你之后可以运行以下命令去安装环境包含的所有游戏。

pip install -e .[all]

上述命令要求一些独立的库,如cmake和新版本的pip。

环境

这里有以下小例子来跑一些gym包含的游戏环境,下面的例子是将 CartPole-v0这个环境迭代了1000次。在每次迭代的时候都会将环境初始化。运行之后你将会看到一个经典的倒立摆小车问题。

import gym
env = gym.make('CartPole-v0')
env.reset()
for _ in range(1000):
    env.render()
    env.step(env.action_space.sample()) # take a random action

如果你喜欢的话,你可以尝试一些新的环境,像MountainCar-v0, MsPacman-v0 (要求 Atari dependency),或者Hopper-v1(要求MuJoCo)环境都在Env下面。

如果你缺少一些环境的依赖关系的话,你将会得到一个有用的错误信息,这个错误信息会告诉你是否是这个依赖关系导致的,并且会指导你如何去修复这个依赖关系。安装需要的依赖关系是很简单的。如果你需要去跑Hopper-v1的话,你将会需要一个MuJoCo license

观测

如果我们想要在与gym环境迭代的过程中采取更好的动作的话,你就会需要知道我们的动作是如何在环境中进行交互的。

与环境交互过程中,环境返回的值就是我们所需要的,实际上,每一步环境都会返回四个值:

observation (object):一个特定的环境对象,代表了你从环境中得到的观测值,例如从摄像头获得的像素数据,机器人的关节角度和关节速度,或者棋盘游戏的棋盘。

reward (float):由于之前采取的动作所获得的大量奖励,与环境交互的过程中,奖励值的规模会发生变化,但是总体的目标一直都是使得总奖励最大。

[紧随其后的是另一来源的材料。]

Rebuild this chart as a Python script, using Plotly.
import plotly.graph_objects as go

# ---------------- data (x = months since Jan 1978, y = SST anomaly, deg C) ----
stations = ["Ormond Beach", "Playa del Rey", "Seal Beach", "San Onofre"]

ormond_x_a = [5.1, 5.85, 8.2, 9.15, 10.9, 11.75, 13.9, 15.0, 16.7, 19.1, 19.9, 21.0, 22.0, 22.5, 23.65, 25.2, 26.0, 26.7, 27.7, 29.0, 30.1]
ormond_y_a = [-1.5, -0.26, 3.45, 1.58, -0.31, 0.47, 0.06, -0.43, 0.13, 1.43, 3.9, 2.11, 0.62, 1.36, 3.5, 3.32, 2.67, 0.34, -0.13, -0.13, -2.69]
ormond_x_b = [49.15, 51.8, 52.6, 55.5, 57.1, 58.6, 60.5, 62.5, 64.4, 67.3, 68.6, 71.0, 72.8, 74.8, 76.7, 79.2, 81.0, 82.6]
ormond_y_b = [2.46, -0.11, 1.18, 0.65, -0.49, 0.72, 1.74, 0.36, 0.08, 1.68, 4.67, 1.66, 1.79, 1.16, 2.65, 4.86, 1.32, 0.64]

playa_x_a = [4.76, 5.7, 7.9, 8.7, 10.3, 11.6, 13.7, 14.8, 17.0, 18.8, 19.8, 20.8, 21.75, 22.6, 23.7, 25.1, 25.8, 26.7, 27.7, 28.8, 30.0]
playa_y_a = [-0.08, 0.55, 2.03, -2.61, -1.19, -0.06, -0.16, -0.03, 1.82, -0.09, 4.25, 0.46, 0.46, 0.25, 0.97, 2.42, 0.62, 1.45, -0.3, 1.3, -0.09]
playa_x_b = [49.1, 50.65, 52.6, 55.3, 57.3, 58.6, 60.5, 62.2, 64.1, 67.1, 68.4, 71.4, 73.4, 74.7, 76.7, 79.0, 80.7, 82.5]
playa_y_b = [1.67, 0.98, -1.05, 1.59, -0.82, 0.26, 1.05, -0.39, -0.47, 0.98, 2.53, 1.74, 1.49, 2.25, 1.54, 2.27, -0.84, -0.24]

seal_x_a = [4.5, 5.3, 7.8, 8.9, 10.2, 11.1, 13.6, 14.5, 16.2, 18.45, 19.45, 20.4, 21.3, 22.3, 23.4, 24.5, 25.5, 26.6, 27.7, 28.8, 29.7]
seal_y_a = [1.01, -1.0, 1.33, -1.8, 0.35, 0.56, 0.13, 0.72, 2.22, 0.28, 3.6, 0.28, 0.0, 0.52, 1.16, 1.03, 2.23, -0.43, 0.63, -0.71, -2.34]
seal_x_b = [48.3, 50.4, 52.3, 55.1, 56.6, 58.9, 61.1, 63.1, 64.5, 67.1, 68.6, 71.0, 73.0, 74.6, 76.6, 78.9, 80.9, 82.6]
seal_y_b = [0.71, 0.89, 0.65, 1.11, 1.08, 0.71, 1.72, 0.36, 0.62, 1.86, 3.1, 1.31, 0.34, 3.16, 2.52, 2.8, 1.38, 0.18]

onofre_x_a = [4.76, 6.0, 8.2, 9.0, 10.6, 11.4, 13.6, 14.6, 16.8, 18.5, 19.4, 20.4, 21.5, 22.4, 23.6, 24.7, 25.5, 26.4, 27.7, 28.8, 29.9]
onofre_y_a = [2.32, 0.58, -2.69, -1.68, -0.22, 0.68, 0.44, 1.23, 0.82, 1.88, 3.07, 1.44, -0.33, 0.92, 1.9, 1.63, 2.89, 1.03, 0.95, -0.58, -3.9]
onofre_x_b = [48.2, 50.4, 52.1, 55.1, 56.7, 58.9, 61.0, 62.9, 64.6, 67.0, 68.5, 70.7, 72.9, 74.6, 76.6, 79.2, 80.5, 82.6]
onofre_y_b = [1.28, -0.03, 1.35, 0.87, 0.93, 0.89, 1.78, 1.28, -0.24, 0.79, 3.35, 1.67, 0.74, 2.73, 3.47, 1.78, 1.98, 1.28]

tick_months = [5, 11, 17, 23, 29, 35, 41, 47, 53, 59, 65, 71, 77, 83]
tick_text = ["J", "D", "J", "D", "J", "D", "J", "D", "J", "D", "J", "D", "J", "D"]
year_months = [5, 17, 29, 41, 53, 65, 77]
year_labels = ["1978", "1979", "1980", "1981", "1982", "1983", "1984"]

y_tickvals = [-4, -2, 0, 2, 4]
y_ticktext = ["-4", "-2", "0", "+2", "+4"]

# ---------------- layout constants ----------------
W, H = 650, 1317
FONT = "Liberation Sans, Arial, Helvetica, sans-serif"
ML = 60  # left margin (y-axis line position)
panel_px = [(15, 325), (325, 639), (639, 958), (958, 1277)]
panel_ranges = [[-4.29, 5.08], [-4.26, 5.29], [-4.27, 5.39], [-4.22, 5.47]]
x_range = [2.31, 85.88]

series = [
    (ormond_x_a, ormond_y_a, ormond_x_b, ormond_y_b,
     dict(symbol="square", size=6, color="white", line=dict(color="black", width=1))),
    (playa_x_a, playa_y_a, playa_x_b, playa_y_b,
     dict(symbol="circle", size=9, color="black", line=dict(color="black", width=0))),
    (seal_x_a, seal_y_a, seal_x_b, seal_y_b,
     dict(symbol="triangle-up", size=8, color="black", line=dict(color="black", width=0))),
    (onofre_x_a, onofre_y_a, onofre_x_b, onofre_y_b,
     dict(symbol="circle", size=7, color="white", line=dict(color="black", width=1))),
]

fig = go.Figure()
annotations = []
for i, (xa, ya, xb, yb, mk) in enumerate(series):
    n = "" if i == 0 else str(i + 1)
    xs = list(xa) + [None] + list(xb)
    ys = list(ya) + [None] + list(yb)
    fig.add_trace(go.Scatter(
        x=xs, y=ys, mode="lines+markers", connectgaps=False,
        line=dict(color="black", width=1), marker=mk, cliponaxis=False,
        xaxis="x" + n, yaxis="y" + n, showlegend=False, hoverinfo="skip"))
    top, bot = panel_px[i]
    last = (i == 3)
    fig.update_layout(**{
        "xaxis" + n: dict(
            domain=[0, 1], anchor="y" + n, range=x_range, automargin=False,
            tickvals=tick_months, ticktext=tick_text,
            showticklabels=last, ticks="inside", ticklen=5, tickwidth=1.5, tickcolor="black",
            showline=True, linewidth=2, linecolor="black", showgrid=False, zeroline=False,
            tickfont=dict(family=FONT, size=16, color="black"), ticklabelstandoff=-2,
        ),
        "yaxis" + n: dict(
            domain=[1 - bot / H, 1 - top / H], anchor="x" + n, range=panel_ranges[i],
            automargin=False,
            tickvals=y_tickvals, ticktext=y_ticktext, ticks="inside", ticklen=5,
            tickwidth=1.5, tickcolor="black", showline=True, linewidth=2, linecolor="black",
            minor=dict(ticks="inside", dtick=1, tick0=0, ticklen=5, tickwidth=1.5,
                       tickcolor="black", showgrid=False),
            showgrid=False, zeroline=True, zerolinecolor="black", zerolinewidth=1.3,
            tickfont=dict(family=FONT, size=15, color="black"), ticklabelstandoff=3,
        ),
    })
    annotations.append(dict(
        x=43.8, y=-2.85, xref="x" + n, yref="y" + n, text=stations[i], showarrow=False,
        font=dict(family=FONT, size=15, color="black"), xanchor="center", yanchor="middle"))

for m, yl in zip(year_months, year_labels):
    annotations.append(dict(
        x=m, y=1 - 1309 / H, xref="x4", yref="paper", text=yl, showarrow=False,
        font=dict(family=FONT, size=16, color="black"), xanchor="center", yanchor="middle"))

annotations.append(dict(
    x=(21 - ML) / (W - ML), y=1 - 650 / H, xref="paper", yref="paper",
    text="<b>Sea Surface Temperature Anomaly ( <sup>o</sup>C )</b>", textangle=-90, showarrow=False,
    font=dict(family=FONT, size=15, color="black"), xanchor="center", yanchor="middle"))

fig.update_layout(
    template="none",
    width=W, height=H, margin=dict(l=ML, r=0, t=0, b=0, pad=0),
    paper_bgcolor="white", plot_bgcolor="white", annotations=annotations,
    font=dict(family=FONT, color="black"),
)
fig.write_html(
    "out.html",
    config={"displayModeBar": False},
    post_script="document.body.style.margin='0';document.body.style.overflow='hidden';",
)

done (boolean):决定是否将环境初始化,大多数,但不是所有的任务都被定义好了什么情况该结束这个回合。(举个例子,这个倒立摆的小车离开地太远了就结束了这个回合)

info (dict):调试过程中将会产生的有用信息,有时它会对我们的强化学习学习过程很有用(例如,有时它会包含最后一个状态改变后的原始概率),然而在评估你的智能体的时候你是不会用到这些信息去驱动你的智能体学习的。

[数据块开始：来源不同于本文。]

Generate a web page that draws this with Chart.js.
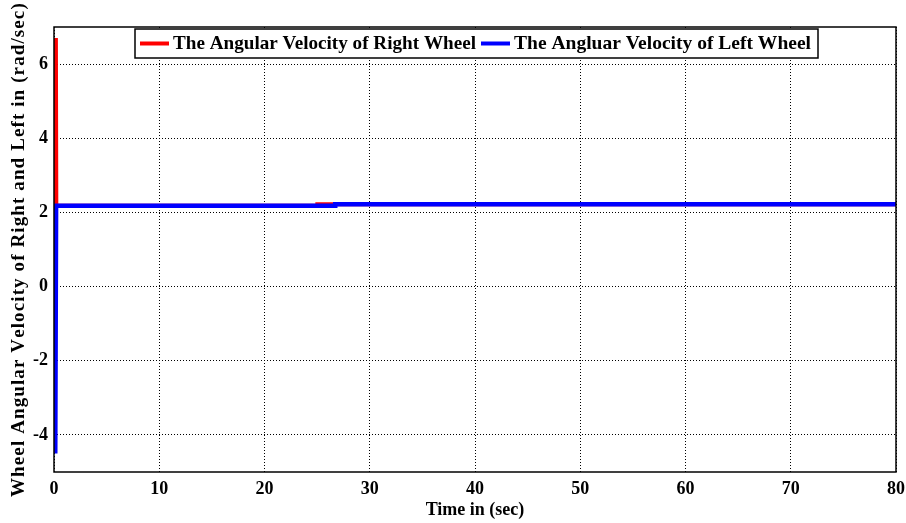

一个经典的强化学习智能体与环境交互的过程可以被描述成如下方式:每次迭代,智能体选择一个动作,这个动作输入到环境中去,智能体会得到下一个观测值(也就是下一个状态)和奖励。

程序的开始被叫做reset(),它会返回一个初始的观测值,一个合适的方式编写代码如下所示:

import gym
env = gym.make('CartPole-v0')
for i_episode in range(20):
    observation = env.reset()
    for t in range(100):
        env.render()
        print(observation)
        action = env.action_space.sample()
        observation, reward, done, info = env.step(action)
        if done:
            print("Episode finished after {} timesteps".format(t+1))
            break

空间

下面是一个例子,我们从环境的动作空间中随机选取一些动作,但是实际的动作是这些动作吗?每个环境独有一个动作空间和一个状态空间。这就是空间的属性,他们有效地描述了动作和状态。

import gym
env = gym.make('CartPole-v0')
print(env.action_space)
#> Discrete(2)
print(env.observation_space)
#> Box(4,)

离散的空间允许一个固定的非负范围的数字,因此,在这种情况下,有效的动作是0或者1。BOX空间是一个n维的box,因此,一个有效的状态空间将会是四个数字的array。我们可以通过以下方式查看动作边界范围。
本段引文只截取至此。